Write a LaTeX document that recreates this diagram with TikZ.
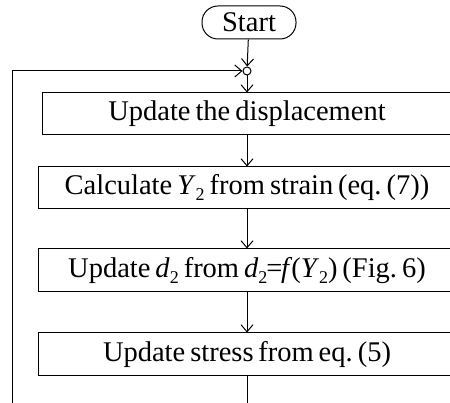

----

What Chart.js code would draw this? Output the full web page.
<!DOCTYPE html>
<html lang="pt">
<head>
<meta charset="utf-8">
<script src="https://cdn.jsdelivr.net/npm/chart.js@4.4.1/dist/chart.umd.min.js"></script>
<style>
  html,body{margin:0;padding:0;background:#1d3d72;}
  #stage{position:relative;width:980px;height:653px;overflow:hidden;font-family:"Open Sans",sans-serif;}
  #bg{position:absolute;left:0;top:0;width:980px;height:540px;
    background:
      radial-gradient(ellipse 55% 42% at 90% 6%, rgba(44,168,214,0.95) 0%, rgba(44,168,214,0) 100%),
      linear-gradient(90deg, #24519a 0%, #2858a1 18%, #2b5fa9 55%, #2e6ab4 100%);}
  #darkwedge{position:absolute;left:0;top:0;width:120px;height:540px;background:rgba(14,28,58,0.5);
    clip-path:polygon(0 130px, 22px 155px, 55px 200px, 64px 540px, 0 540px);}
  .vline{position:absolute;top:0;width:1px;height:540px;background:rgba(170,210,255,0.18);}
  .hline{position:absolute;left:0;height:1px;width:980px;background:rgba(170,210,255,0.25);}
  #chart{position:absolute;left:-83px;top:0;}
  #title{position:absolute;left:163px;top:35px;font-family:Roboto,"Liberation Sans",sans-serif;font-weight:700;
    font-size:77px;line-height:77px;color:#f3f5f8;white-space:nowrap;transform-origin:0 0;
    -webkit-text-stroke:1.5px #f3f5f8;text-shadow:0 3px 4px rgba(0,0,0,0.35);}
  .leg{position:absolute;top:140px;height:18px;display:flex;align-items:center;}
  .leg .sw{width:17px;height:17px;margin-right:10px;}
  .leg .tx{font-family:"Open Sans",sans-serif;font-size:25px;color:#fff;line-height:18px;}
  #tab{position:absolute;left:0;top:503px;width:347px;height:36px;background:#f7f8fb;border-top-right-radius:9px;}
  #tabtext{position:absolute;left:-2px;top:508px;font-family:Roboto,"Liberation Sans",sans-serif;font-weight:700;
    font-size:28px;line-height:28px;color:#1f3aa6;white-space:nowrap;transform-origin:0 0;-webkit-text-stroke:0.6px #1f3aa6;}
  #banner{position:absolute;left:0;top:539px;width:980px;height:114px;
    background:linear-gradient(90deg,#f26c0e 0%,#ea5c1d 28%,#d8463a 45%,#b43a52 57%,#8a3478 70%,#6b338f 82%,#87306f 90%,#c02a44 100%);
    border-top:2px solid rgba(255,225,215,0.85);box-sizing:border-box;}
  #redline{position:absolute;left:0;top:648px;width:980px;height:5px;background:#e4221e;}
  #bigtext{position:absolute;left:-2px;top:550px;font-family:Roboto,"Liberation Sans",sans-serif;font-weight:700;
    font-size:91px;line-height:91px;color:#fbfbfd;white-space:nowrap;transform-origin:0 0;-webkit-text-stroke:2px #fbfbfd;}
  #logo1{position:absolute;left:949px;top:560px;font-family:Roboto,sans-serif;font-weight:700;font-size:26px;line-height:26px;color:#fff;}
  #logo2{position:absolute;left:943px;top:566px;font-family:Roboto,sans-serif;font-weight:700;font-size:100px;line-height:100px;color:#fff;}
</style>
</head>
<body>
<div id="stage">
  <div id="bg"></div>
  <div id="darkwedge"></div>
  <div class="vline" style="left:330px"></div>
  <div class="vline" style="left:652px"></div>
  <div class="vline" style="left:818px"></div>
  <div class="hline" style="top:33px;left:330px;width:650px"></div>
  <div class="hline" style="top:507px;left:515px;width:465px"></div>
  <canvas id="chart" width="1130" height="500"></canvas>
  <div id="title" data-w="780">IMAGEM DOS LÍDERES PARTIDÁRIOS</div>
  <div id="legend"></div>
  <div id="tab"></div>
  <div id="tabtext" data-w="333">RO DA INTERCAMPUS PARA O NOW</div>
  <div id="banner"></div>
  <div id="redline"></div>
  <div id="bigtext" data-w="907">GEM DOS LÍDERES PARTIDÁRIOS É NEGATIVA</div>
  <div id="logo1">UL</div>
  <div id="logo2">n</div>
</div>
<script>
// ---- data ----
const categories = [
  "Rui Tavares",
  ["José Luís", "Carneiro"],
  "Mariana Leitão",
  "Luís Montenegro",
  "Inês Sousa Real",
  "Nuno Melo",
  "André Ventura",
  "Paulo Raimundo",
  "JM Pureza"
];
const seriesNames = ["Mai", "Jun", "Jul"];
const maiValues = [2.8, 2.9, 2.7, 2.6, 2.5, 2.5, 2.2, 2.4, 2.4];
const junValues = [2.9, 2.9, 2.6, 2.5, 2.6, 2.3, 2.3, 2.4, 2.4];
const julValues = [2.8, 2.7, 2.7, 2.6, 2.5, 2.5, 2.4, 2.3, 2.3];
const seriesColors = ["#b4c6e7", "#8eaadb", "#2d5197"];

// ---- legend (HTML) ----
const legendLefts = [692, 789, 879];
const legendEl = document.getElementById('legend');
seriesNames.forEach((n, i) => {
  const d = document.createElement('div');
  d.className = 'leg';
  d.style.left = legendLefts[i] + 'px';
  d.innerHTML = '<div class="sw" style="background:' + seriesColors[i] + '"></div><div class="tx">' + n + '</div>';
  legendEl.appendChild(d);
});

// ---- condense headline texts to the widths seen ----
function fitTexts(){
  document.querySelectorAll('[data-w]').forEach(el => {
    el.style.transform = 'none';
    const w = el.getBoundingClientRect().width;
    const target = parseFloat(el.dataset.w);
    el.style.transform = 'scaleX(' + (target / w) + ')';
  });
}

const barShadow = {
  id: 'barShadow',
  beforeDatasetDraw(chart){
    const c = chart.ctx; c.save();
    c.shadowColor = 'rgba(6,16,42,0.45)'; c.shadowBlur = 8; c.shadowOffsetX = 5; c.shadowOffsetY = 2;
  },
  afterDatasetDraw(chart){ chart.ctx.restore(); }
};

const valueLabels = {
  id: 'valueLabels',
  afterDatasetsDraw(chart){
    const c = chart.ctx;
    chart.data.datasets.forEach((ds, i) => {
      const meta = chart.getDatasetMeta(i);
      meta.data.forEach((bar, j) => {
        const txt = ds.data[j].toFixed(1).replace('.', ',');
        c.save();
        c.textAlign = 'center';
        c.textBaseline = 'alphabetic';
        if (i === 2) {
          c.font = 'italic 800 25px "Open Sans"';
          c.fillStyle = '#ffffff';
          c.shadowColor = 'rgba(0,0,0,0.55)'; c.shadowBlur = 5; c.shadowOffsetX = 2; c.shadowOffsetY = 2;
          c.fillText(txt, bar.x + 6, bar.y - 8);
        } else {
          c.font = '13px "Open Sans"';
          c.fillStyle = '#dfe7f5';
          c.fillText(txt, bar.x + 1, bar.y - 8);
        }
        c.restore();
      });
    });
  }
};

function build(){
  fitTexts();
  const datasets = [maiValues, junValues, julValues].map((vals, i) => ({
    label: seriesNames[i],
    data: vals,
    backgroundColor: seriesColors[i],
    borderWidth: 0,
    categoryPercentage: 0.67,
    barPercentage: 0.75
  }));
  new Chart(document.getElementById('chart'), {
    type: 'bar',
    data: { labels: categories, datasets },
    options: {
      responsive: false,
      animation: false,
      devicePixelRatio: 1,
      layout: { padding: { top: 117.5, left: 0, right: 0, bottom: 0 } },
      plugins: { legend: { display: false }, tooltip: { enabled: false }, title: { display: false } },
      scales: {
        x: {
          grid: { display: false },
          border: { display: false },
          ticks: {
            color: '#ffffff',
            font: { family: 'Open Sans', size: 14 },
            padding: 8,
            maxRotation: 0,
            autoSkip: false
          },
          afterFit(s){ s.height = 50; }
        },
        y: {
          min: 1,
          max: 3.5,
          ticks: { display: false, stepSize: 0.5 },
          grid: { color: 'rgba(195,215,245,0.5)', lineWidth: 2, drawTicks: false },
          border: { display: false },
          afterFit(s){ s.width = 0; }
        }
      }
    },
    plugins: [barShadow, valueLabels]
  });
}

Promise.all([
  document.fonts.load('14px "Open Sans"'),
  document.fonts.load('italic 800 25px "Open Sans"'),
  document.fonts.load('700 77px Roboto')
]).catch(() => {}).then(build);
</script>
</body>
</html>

----

## STATED PROBLEM
Identify all lines where the word "document" shows up. Copy them.

## TASK OUTPUT
Write a LaTeX document that recreates this diagram with TikZ.
const legendEl = document.getElementById('legend');
  const d = document.createElement('div');
  document.querySelectorAll('[data-w]').forEach(el => {
  new Chart(document.getElementById('chart'), {
  document.fonts.load('14px "Open Sans"'),
  document.fonts.load('italic 800 25px "Open Sans"'),
  document.fonts.load('700 77px Roboto')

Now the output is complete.